Various critics of Windsor doesn't just want it to be more activist (decide the question of same sex marriage writ large, when the Court correctly addressed a specific problem), but they provide pretty slipshod analysis of what it says. The opinion provides rational basis with bite scrutiny that wasn't just invented on the spot (the article cites Moreno as an example here). It is clearly an equal protection case, but since it is the federal government, it uses the Due Process Clause -- the equal protection component. It isn't really a substantive due process case.

Posted by: Joe | Oct 11, 2013 11:42:59 AM

Good points Joe. Perhaps I was too kind to Scalia. Although there is textual support for prohibiting race discrimination based on race in the 15th amendment, that only concerns voting. No such restriction exists for EP as you point out. And I agree that obscurity is not only a Kennedy thing. And obscurity isn't always virtuous either!

Posted by: Colin Starger | Oct 11, 2013 2:28:53 PM

Would the virtues of obscurity justify (or might they justify), say, an opinion by Justice Kennedy greatly limiting the right to abortion, even if the basis for that limitation was totally unclear and the legal reasoning supporting that limitation was unconvincing in light of existing law? Somebody, after all, might describe the legal regulation of abortion as one of those rare occasions "where the Court confronts ugly social realities that have become codified in unpleasant laws or distasteful precedents." Indeed, perhaps Justice Kennedy himself might describe it in this fashion. Perhaps he felt just that way in Gonzales v. Carhart? Or would the virtues of obscurity justify an opinion by Justice Kennedy greatly curtailing the use of affirmative action in institutions of higher learning, notwithstanding what Grutter says, for the same sorts of "ugly social reality" reasons? Perhaps Justice Kennedy might also describe affirmative action as one of those rare but "ugly social realities that have been codified in unpleasant laws or distasteful precedents."
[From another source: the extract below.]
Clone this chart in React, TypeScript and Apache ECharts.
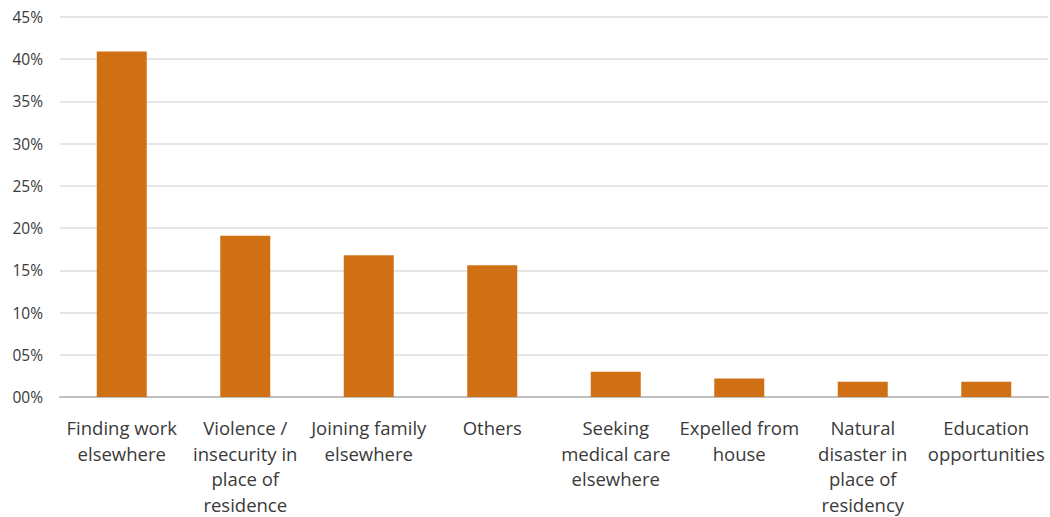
import React, { useEffect, useRef } from "react";
import * as echarts from "echarts";

const categories = [
  "Finding work\nelsewhere",
  "Violence /\ninsecurity in\nplace of\nresidence",
  "Joining family\nelsewhere",
  "Others",
  "Seeking\nmedical care\nelsewhere",
  "Expelled from\nhouse",
  "Natural\ndisaster in\nplace of\nresidency",
  "Education\nopportunities",
];
const values = [40.9, 19.1, 16.8, 15.6, 3.0, 2.2, 1.8, 1.8];
const yMin = 0;
const yMax = 45;
const yStep = 5;

export default function App() {
  const ref = useRef<HTMLDivElement>(null);
  useEffect(() => {
    if (!ref.current) return;
    const chart = echarts.init(ref.current, null, { renderer: "svg" });
    chart.setOption({
      animation: false,
      backgroundColor: "#ffffff",
      grid: { left: 60, right: 2, top: 17, bottom: 116, containLabel: false },
      xAxis: {
        type: "category",
        data: categories,
        axisLine: { show: true, lineStyle: { color: "#BFBFBF", width: 2 } },
        axisTick: { show: false },
        axisLabel: {
          interval: 0,
          margin: 18,
          color: "#3A3A3A",
          fontFamily: "Open Sans",
          fontSize: 18.5,
          lineHeight: 25.5,
        },
      },
      yAxis: {
        type: "value",
        min: yMin,
        max: yMax,
        interval: yStep,
        axisLine: { show: false },
        axisTick: { show: false },
        splitLine: { lineStyle: { color: "#E6E6E6", width: 2 } },
        axisLabel: {
          margin: 17,
          color: "#3A3A3A",
          fontFamily: "Open Sans",
          fontSize: 15.5,
          padding: [5, 0, 0, 0],
          formatter: (v: number) => String(v).padStart(2, "0") + "%",
        },
      },
      series: [
        {
          type: "bar",
          data: values,
          barWidth: 50,
          itemStyle: { color: "#D07014" },
        },
      ],
    });
    return () => chart.dispose();
  }, []);
  return (
    <div
      ref={ref}
      style={{ position: "fixed", left: 0, top: 0, width: 1050, height: 517 }}
    />
  );
}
I guess the answers to these questions might depend on the Justice's (any Justice's) capacity to discern what is the "big picture" social reality underlying the particular legal conflict. But surely Justices are going to disagree about that big picture social reality. When that happens, are they then warranted in making use of obscure language? I think I understand from the paper that you believe that the sorts of cases in which the virtues of obscurity should be exercised are rare. But how does one know when one confronts such a case?

Posted by: Marc DeGirolami | Oct 11, 2013 4:20:29 PM

Sorry, Colin, I had an additional question that came on after I hit post. It might be possible that all of the justices were in total agreement about what you call the "big picture." But even in that case, they would need something other than that agreement to know when to be obscure. In other words, they might agree on policy matters, but disagree about whether the specific issue under consideration was one in which to exercise the virtues of obscurity. How would one resolve that disagreement assuming they were one on the big picture?

Posted by: Marc DeGirolami | Oct 11, 2013 5:12:54 PM

Thanks Marc. I think your first set of comments/questions effectively lays out the subjectivity inherent in making moral judgments about what constitutes an "ugly social reality." And your abortion example brings the point home. Of course, I copped to the subjective nature of my judgment -- at least with respect to LGBTQ rights -- in my piece. That's not to say that my admission gets me out of the problem you pose; I'm just saying that I agree it is a problem.

However, I do think there is a potentially principled way out of the bind described by your question "When does one know when one confronts that rare case where the virtues of obscurity should be exercised?" The potential way out involves the anti-subordination principle or anti-animus principle. This is, of course, the principle of Moreno that I think was properly invoked by Kennedy in Romer and Windsor. When a law or precedent operates to subordinate a minority group or is motivated by a desire to harm them, it should run the risk of being struck down on EP grounds -- though not necessarily under "rational basis" or "suspect classification."

Would this answer you abortion or affirmative action hypotheticals. Perhaps. One could argue that abortion-permitting laws subordinate the unborn or display animus towards them, but I think that is a weak argument. One could also argue that affirmative action laws are hostile to white people, but again I find those arguments weak. What do you think?

Let's move to your question about Justices agreeing on the big picture policy but disagreeing on whether to exercise the virtues of obscurity. Once again, I don't think a have a solid "answer" here. That's in part because I don't see obscurity as a conscious strategy so much as an occasional rhetorical necessity. The rhetorical imperative occurs when the Court has a recognized "test" that, if followed, would not reach the big picture result that everyone agrees on. Justices then could either agree to abandon the test, create a new exception, or finesse the whole test with polite obscurity. What other precedent exists that may or may not be helpful would inform which choice to make. Unfortunately, I know this boils down to another thoroughly unsatisfying: "It Depends." But that's what I got!

Hope this is responsive and thanks for the thoughtful questions.

Posted by: Colin Starger | Oct 11, 2013 5:41:42 PM

How much of “obscurity” is really only speaking to your audience? For example, with ugly social realities, the audience of the opinion is people who do not want to face the ugly truth about society. If so, the primary audience of student writing is likely the professors, who I would presume, like arguments stated directly.